What sets the Grande Réserve apart within the current crop of “heritage-inspired” loudspeakers is less the retro silhouette than the engineering priorities behind it. Where many similarly styled designs lean heavily on visual nostalgia, Revival Audio’s approach appears closer to a modernized monitor scaled for domestic spaces: stiff front architecture, carefully managed edge geometry, and a clear intent to control stored energy before it ever reaches the listener. The layered baffle construction in particular suggests an effort to decouple tonal density from cabinet signature, a topic often debated in audiophile circles when comparing thick MDF monoliths to more complex composite solutions. The angled geometry hints at a deliberate attempt to keep off-axis behavior tidy, which typically translates into a more coherent soundstage in real rooms rather than just on-axis measurements.
From a systems perspective, the speaker’s internal topology signals a conservative but deliberate voicing philosophy. The choice to split the network across multiple boards and populate it with established European components reflects a bias toward long-term stability and predictable electrical behavior, rather than chasing boutique exotica. Observers from different publications note that this kind of crossover layout usually favors phase integrity and low mechanical stress on components, especially in higher-output designs. In practice, that tends to support cleaner midband transitions and less compression at elevated listening levels—attributes often associated with studio-derived designs rather than lifestyle audio.

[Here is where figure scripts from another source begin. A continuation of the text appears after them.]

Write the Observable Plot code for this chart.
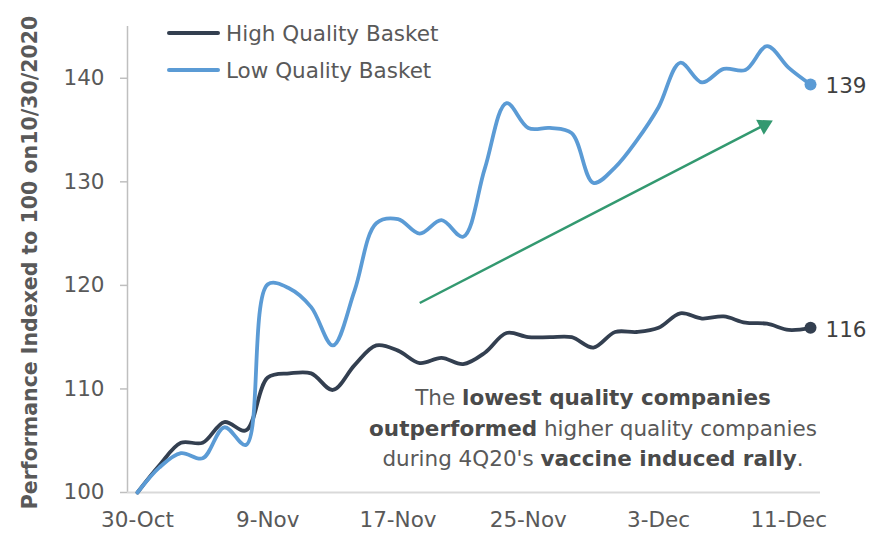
<!DOCTYPE html>
<html>
<head>
<meta charset="utf-8">
<script src="https://cdn.jsdelivr.net/npm/d3@7"></script>
<script src="https://cdn.jsdelivr.net/npm/@observablehq/plot@0.6"></script>
<style>
  body { margin: 0; background: #fff; }
  #wrap { position: relative; width: 887px; height: 534px; font-family: "DejaVu Sans", sans-serif; }
  #wrap svg { position: absolute; left: 0; top: 0; }
  .leg { position: absolute; left: 167px; display: flex; align-items: center; height: 26px; font-size: 21.5px; color: #595959; }
  .leg .sw { width: 53px; height: 4px; border-radius: 2px; margin-right: 6px; }
  #note { position: absolute; left: 343px; top: 383px; width: 500px; text-align: center; font-size: 21.5px; line-height: 30.5px; color: #595959; }
  #note b { color: #4a4a4a; }
</style>
</head>
<body>
<div id="wrap"></div>
<script>
// ---- data ----
const dates = ["30-Oct","2-Nov","3-Nov","4-Nov","5-Nov","6-Nov","9-Nov","10-Nov","11-Nov","12-Nov","13-Nov",
  "16-Nov","17-Nov","18-Nov","19-Nov","20-Nov","23-Nov","24-Nov","25-Nov","26-Nov","27-Nov",
  "30-Nov","1-Dec","2-Dec","3-Dec","4-Dec","7-Dec","8-Dec","9-Dec","10-Dec","11-Dec","14-Dec"];
const highQuality = [100, 102.6, 104.8, 104.8, 106.8, 106.0, 111.1, 111.5, 111.5, 109.9, 112.3,
  114.2, 113.7, 112.5, 113.0, 112.4, 113.5, 115.4, 115.0, 115.0, 115.0,
  114.0, 115.5, 115.5, 115.9, 117.3, 116.8, 117.0, 116.4, 116.3, 115.7, 115.9];
const lowQuality = [100, 102.4, 103.8, 103.3, 106.3, 104.6, 120.1, 119.7, 117.9, 114.2, 119.5,
  126.0, 126.4, 125.0, 126.3, 124.7, 131.3, 137.6, 135.2, 135.2, 134.7,
  129.9, 131.4, 134.0, 137.2, 141.5, 139.6, 140.9, 140.8, 143.1, 141.0, 139.4];
const seriesNames = ["High Quality Basket", "Low Quality Basket"];
const seriesColors = ["#333F50", "#5B9BD5"];
const yTicks = [100, 110, 120, 130, 140];
const xTickIdx = [0, 6, 12, 18, 24, 30];
const yTitle = "Performance Indexed to 100 on10/30/2020";
const trendArrow = [{x1: 13.0, y1: 118.3, x2: 29.25, y2: 135.9}];

// ---- layout ----
const width = 887, height = 534;
const marginLeft = 127, marginRight = 67, marginTop = 26, marginBottom = 42;
const xDomain = [-0.46, dates.length - 1 + 0.46];
const yDomain = [100, 145];
const font = "DejaVu Sans";

const rows = [];
seriesNames.forEach((s, k) => {
  const vals = k === 0 ? highQuality : lowQuality;
  vals.forEach((v, i) => rows.push({series: s, i, date: dates[i], value: v}));
});
const lastPts = seriesNames.map((s, k) => {
  const vals = k === 0 ? highQuality : lowQuality;
  return {series: s, i: vals.length - 1, value: vals[vals.length - 1]};
});

// arrow geometry (head as a rotated triangle)
const sx = d3.scaleLinear(xDomain, [marginLeft, width - marginRight]);
const sy = d3.scaleLinear(yDomain, [height - marginBottom, marginTop]);
const a = trendArrow[0];
const px1 = sx(a.x1), py1 = sy(a.y1), px2 = sx(a.x2), py2 = sy(a.y2);
const len = Math.hypot(px2 - px1, py2 - py1);
const ux = (px2 - px1) / len, uy = (py2 - py1) / len;
const shaft = [{x1: a.x1, y1: a.y1, x2: sx.invert(px2 - 11 * ux), y2: sy.invert(py2 - 11 * uy)}];
const head = [{x: sx.invert(px2 - 9.3 * ux), y: sy.invert(py2 - 9.3 * uy)}];
const headRot = Math.atan2(uy, ux) * 180 / Math.PI + 90;

// title font size fitted to reference length
const ctx = document.createElement("canvas").getContext("2d");
ctx.font = `bold 20px "${font}"`;
const titleSize = 20 * 494 / ctx.measureText(yTitle).width;

const chart = Plot.plot({
  width, height, marginLeft, marginRight, marginTop, marginBottom,
  style: {fontFamily: font, background: "white", overflow: "visible"},
  x: {domain: xDomain, axis: null},
  y: {domain: yDomain, axis: null},
  color: {domain: seriesNames, range: seriesColors},
  marks: [
    Plot.ruleX([xDomain[0]], {stroke: "#bfbfbf", strokeWidth: 1.5}),
    Plot.ruleY([100], {stroke: "#d9d9d9", strokeWidth: 2}),
    Plot.axisY({ticks: yTicks, tickSize: 7, tickPadding: 16, fontSize: 21.5, stroke: "#bfbfbf", fill: "#595959", strokeWidth: 1.5, anchor: "left"}),
    Plot.axisX({ticks: xTickIdx, tickFormat: i => dates[i], tickSize: 0, tickPadding: 19, fontSize: 21.5, fill: "#595959", anchor: "bottom"}),
    Plot.text([yTitle], {frameAnchor: "left", rotate: -90, dx: -97, dy: 3, fontWeight: "bold", fontSize: titleSize, fill: "#595959", textAnchor: "middle"}),
    Plot.link(shaft, {x1: "x1", y1: "y1", x2: "x2", y2: "y2", stroke: "#339970", strokeWidth: 2.5}),
    Plot.dot(head, {x: "x", y: "y", symbol: "triangle", r: 6.2, fill: "#339970", stroke: "none", rotate: headRot}),
    Plot.line(rows, {x: "i", y: "value", stroke: "series", z: "series", strokeWidth: 3.8, curve: "catmull-rom"}),
    Plot.dot(lastPts, {x: "i", y: "value", fill: "series", r: 6}),
    Plot.text(lastPts, {x: "i", y: "value", text: d => Math.round(d.value), dx: 15, dy: 2, textAnchor: "start", fontSize: 21.5, fill: "#404040"})
  ]
});

const wrap = document.getElementById("wrap");
wrap.appendChild(chart);

// legend
seriesNames.forEach((s, k) => {
  const row = document.createElement("div");
  row.className = "leg";
  row.style.top = (k === 0 ? 20 : 57) + "px";
  row.innerHTML = `<div class="sw" style="background:${seriesColors[k]}"></div><span>${s}</span>`;
  wrap.appendChild(row);
});

// annotation
const note = document.createElement("div");
note.id = "note";
note.innerHTML = 'The <b>lowest quality companies</b><br><b>outperformed</b> higher quality companies<br>during 4Q20\'s <b>vaccine induced rally</b>.';
wrap.appendChild(note);
</script>
</body>
</html>
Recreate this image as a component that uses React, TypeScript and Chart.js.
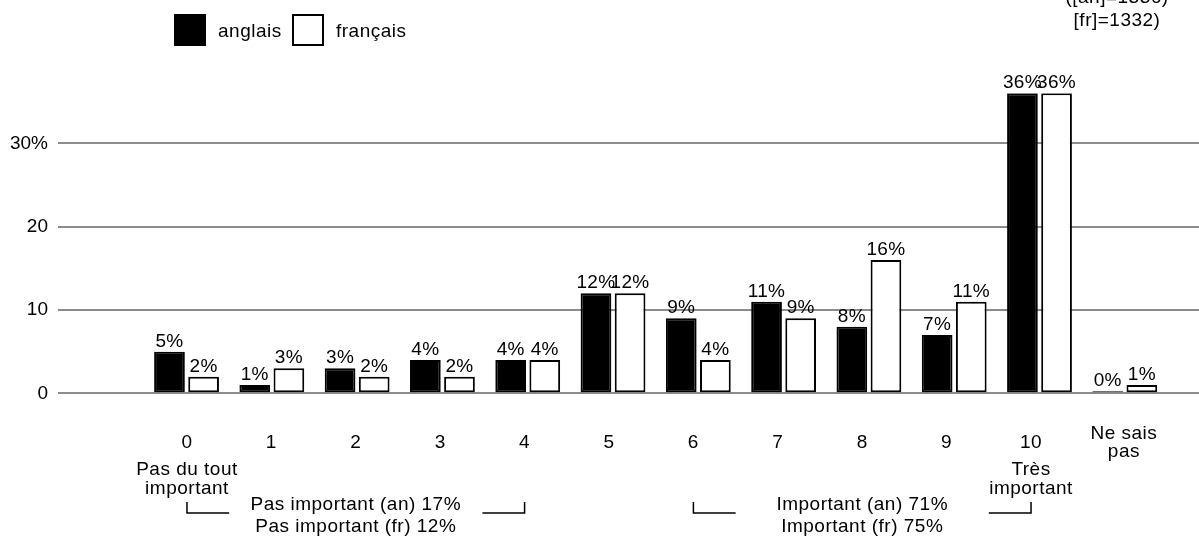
import React, { useEffect, useRef } from 'react';
import { Chart, registerables } from 'chart.js';

Chart.register(...registerables);

// ---- data ----
const POSITIONS = [0, 1, 2, 3, 4, 5, 6, 7, 8, 9, 10, 11];
const ANGLAIS = [5, 1, 3, 4, 4, 12, 9, 11, 8, 7, 36, 0];
const FRANCAIS = [2, 3, 2, 2, 4, 12, 4, 9, 16, 11, 36, 1];
const TICK_LABELS: (string | string[])[] = ['0', '1', '2', '3', '4', '5', '6', '7', '8', '9', '10', ['Ne sais', 'pas']];
const SUB_LABELS = [
  { at: 0, lines: ['Pas du tout', 'important'] },
  { at: 10, lines: ['Très', 'important'] },
];
const GROUPS = [
  { from: 0, to: 4, lines: ['Pas important (an) 17%', 'Pas important (fr) 12%'] },
  { from: 6, to: 10, lines: ['Important (an) 71%', 'Important (fr) 75%'] },
];
const SERIES_NAMES = ['anglais', 'français'];
const SAMPLE_LINES = ['([an]=1336)', '[fr]=1332)'];

const FAMILY = '"Liberation Sans", Arial, Helvetica, sans-serif';
const FONT = `19px ${FAMILY}`;

const annotations = {
  id: 'annotations',
  afterDatasetsDraw(chart: any) {
    const ctx = chart.ctx;
    ctx.save();
    ctx.font = FONT;
    ctx.letterSpacing = '0.3px';
    ctx.fillStyle = '#000';
    ctx.textAlign = 'center';
    ctx.textBaseline = 'alphabetic';
    chart.data.datasets.forEach((ds: any, di: number) => {
      const meta = chart.getDatasetMeta(di);
      meta.data.forEach((el: any, i: number) => {
        const v = ds.data[i].y;
        ctx.fillText(`${v}%`, el.x, el.y - 5);
      });
    });
    ctx.restore();
  },
  afterDraw(chart: any) {
    const ctx = chart.ctx;
    const lab = chart.scales.lab;
    ctx.save();
    ctx.font = FONT;
    ctx.letterSpacing = '0.5px';
    ctx.fillStyle = '#000';
    ctx.strokeStyle = '#000';
    ctx.textAlign = 'center';
    ctx.textBaseline = 'alphabetic';

    // category labels
    TICK_LABELS.forEach((l, i) => {
      const x = lab.getPixelForValue(i === 11 ? 11.1 : i);
      if (Array.isArray(l)) {
        ctx.fillText(l[0], x, 439);
        ctx.fillText(l[1], x, 457);
      } else {
        ctx.fillText(l, x, 448);
      }
    });
    // sub labels
    SUB_LABELS.forEach((s) => {
      const x = lab.getPixelForValue(s.at);
      ctx.fillText(s.lines[0], x, 475);
      ctx.fillText(s.lines[1], x, 494);
    });
    // groups with brackets
    ctx.lineWidth = 1.5;
    GROUPS.forEach((g) => {
      const x0 = lab.getPixelForValue(g.from);
      const x1 = lab.getPixelForValue(g.to);
      const xm = lab.getPixelForValue((g.from + g.to) / 2);
      ctx.fillText(g.lines[0], xm, 510);
      ctx.fillText(g.lines[1], xm, 532);
      const xa = lab.getPixelForValue(g.from + 0.5);
      const xb = lab.getPixelForValue(g.to - 0.5);
      ctx.beginPath();
      ctx.moveTo(x0, 502);
      ctx.lineTo(x0, 513);
      ctx.lineTo(xa, 513);
      ctx.moveTo(xb, 513);
      ctx.lineTo(x1, 513);
      ctx.lineTo(x1, 502);
      ctx.stroke();
    });

    // sample size text (top right)
    ctx.fillText(SAMPLE_LINES[0], 1117, 3);
    ctx.fillText(SAMPLE_LINES[1], 1117, 26);

    // legend
    const boxes = [174, 292];
    ctx.textAlign = 'left';
    ctx.lineWidth = 2;
    chart.data.datasets.forEach((ds: any, di: number) => {
      const bx = boxes[di];
      ctx.fillStyle = ds.backgroundColor;
      ctx.fillRect(bx, 14, 32, 32);
      ctx.strokeStyle = '#000';
      ctx.strokeRect(bx + 1, 15, 30, 30);
      ctx.fillStyle = '#000';
      ctx.fillText(SERIES_NAMES[di], bx + 44, 37);
    });
    ctx.restore();
  },
};

export default function App() {
  const ref = useRef<HTMLCanvasElement>(null);
  useEffect(() => {
    Chart.defaults.font.family = FAMILY;
    Chart.defaults.font.size = 19;
    Chart.defaults.color = '#000';
    const chart = new Chart(ref.current as HTMLCanvasElement, {
      type: 'bar',
      data: {
        datasets: [
          {
            label: SERIES_NAMES[0],
            data: ANGLAIS.map((v, i) => ({ x: POSITIONS[i], y: v })),
            backgroundColor: '#000000',
            borderColor: '#000000',
            borderWidth: 2,
            borderSkipped: false,
            minBarLength: 2,
          },
          {
            label: SERIES_NAMES[1],
            data: FRANCAIS.map((v, i) => ({ x: POSITIONS[i], y: v })),
            backgroundColor: '#ffffff',
            borderColor: '#000000',
            borderWidth: 2,
            borderSkipped: false,
            minBarLength: 2,
          },
        ],
      } as any,
      options: {
        responsive: false,
        devicePixelRatio: 1,
        animation: false,
        layout: { padding: { top: 93.3, bottom: 143.7, left: 0, right: 0 } },
        plugins: { legend: { display: false }, tooltip: { enabled: false } },
        scales: {
          x: {
            type: 'linear',
            display: false,
            offset: false,
            min: -1.507,
            max: 11.87,
          },
          lab: {
            type: 'linear',
            position: 'bottom',
            display: false,
            offset: false,
            min: -1.528,
            max: 11.99,
          },
          y: {
            type: 'linear',
            min: 0,
            max: 36,
            afterFit: (s: any) => {
              s.width = 58;
            },
            border: { display: false },
            grid: { color: '#8c8c8c', lineWidth: 2, drawTicks: false },
            ticks: {
              stepSize: 10,
              includeBounds: false,
              padding: 10,
              color: '#000',
              font: { size: 19, family: FAMILY },
              callback: (v: any) => (v === 30 ? '30%' : String(v)),
            },
          },
        } as any,
      },
      plugins: [annotations],
    });
    return () => chart.destroy();
  }, []);
  return (
    <div style={{ position: 'fixed', left: 0, top: 0, width: 1199, height: 537, background: '#fff' }}>
      <canvas ref={ref} width={1199} height={537} style={{ display: 'block' }} />
    </div>
  );
}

There is also an interesting contrast in how sources frame the Grande Réserve’s ambition. Some emphasize its flagship status and scarcity, while others focus on its attempt to reconcile scale with restraint. Read between the lines, and the speaker seems aimed at listeners who value macrodynamics and tonal weight but are wary of room-dominating enclosures. In that sense, it occupies a niche between classic large-format three-ways and contemporary compact references, appealing to those forum regulars who want authority without surrendering placement flexibility—or domestic harmony.